彼岸の研究|『霊的ボリシェヴィキ』高橋洋

 僕は怖いのが苦手で、この作品は二日に分けて視聴したことは先に断っておく。一日目は夜中に真っ暗な部屋の中で観たのでヤバいと思ってはじめの30分程度で止めてしまった。二日目はそれなりに怖かったが一日目程ではなかった。そして、作品として面白いか面白くないかで言われると首をひねるという評価になってしまうだろう。

 舞台である廃工場は、各所に集音マイクが設置され録音されている。七人の老若男女は、それぞれが他者の死に立ち会った話を携えてここに集められる。話が進む内、廃工場内は超常的な現象が起こるようになる──というストーリーである。言ってしまえば百物語による降霊会であるが、目的としては一人の人間を媒体に「死者の世界」を呼び出すというものであるらしい。
 本作は音による恐怖演出が素晴らしいものだった。廃工場の周囲はまだ住宅街でもあるのか、時折人の気配がある。しかしカメラには七人以外に映らない。家鳴りでさえも不気味に遠くから聞こえてくる。また、時折聞こえてくる「ハハハハハ」という笑い声は、何かしらのサンプリングかフリー素材のようであるが、そのチープさと聞こえるタイミングがまた恐怖を煽る。
 ところで、本作はジャンプスケアが一回だけある。南谷朝子演じる「長尾」の話の終わり。ここで使われたので、僕は観ている間中ずっとジャンプスケアを警戒せざるをえず、まともに画面を見られなかったとも言って良い。また、この「長尾」は常に不要なリアクションを取る。そのおかげで恐怖心が薄れたと言ってもいいが、ホラー好きの人にはあまり好ましいキャラ付けでは無いかもしれない。
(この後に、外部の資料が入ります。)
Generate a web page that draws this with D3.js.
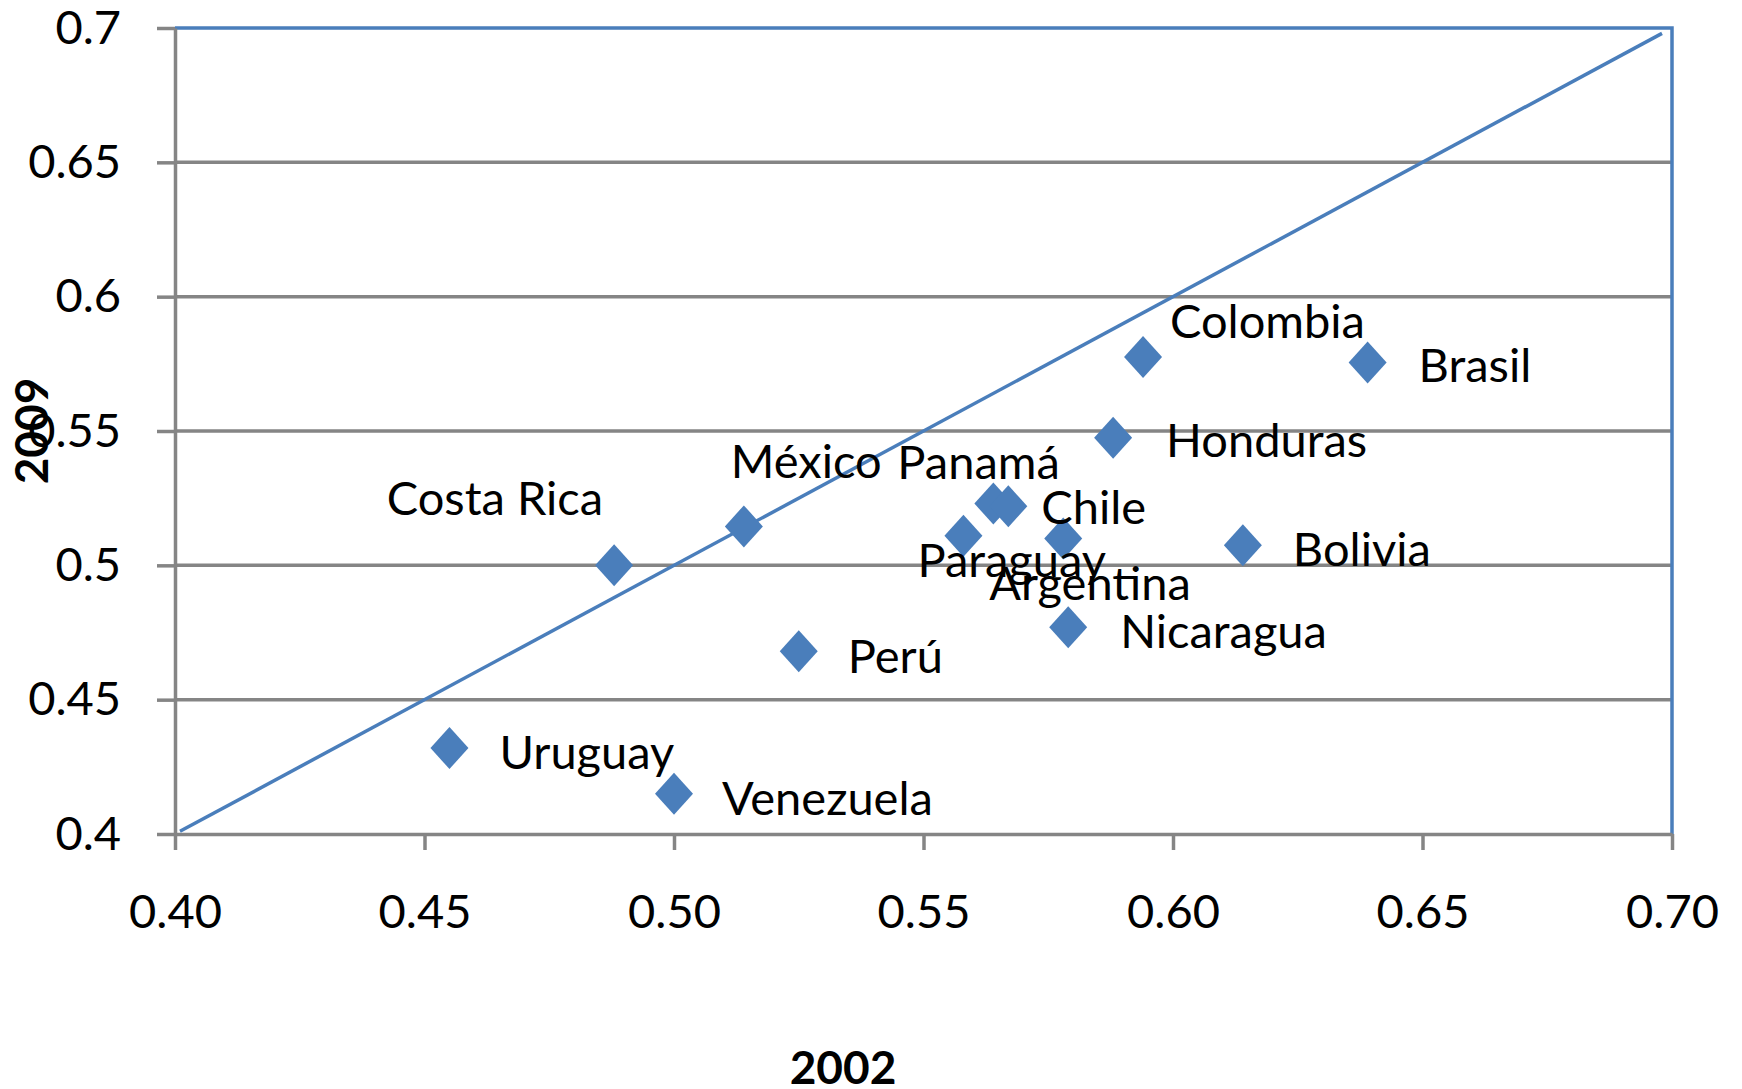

 話は飛んで物語の最終盤、主人公である「由紀子」は死者の世界との交信に入る。もともとのボリシェヴィキは唯物論的で実証主義を旨としていたというから、この降霊会の目的は「霊」及び「死者の世界」の実証だったのかもしれない。主催者の口ぶりからはそれとは違う本当の目的があったようだが、明らかではないし、多分作品の本質では無いのだろう。子供の頃に神隠しにあった「由紀子」は、帰ってきた時点で母から「偽物と入れ替えられている」と考えられていたらしい。そのために、由紀子は「本当の由紀子ちゃんを帰してあげて」と懇願する。すると雑に、実に雑に、毛布にくるまれた何かが投げ渡され、死者の世界は消えていく。由紀子が中を覗くと女の子が眠っている。しかし他の参加者が覗いても、それは人形にねじれた木の枝だった。始めから決まっていたことのように雑用係が「この場所は汚れた」と言って参加者すべてを射殺する。最後には毛布から女の子が起き出し、工場を出ていく……。表面だけ見れば「人間が一番怖いね」という話かと思うかもしれない。
 ここに一つの仮説を提示する。最後に出てきた「本物の由紀子」は、他の参加者が見たところ木の枝だった。死者の世界がよこしたのは「本物」ではなく「偽物」だったのではないか。木の枝で作った偽物の由紀子が「再度」発見され物語はループを起こしている、と考えれば、人知を超えた超自然的存在が見えてくるかもしれない。
 まぁ何を言っても物語では説明がされないし、多分当時発行されたパンフレットや監督インタビュー等でも明言はされなかっただろう。

 ところで、「霊的ボリシェヴィキ」という言葉の意味がわからない。不勉強なので武田祟元氏の名前を聞いたことがなかったが、ネットで探しても概略すら出ず、出てくるのはこの作品についてのブログ記事ばかりだった。
 解体すると、「霊的」というのは「霊に関連した」というものだろう。「ボリシェヴィキ」というのはレーニンが率いソヴィエト政権を築いた左翼団体で、日本語に訳すと「多数派」となるらしい。
 言葉の意味を推測するに、生物それぞれが固有の「霊」を持っており、これは肉体が滅びても不滅とする。すると、「霊」が死後に現世に留まるとしても死者の世界に行くとしてもある時点を境に現在いる生者の数より死者の霊の方が多数派となる。そしてそれは現在よりももっと昔にそうなっているだろう、故に「霊的ボリシェヴィキ」である、という程度の理解で合っているだろうか。

 とにかく、全体的によくわからない作品だった。音響演出は怖かったので、そこをもってホラーとしてはよしとしておきたい。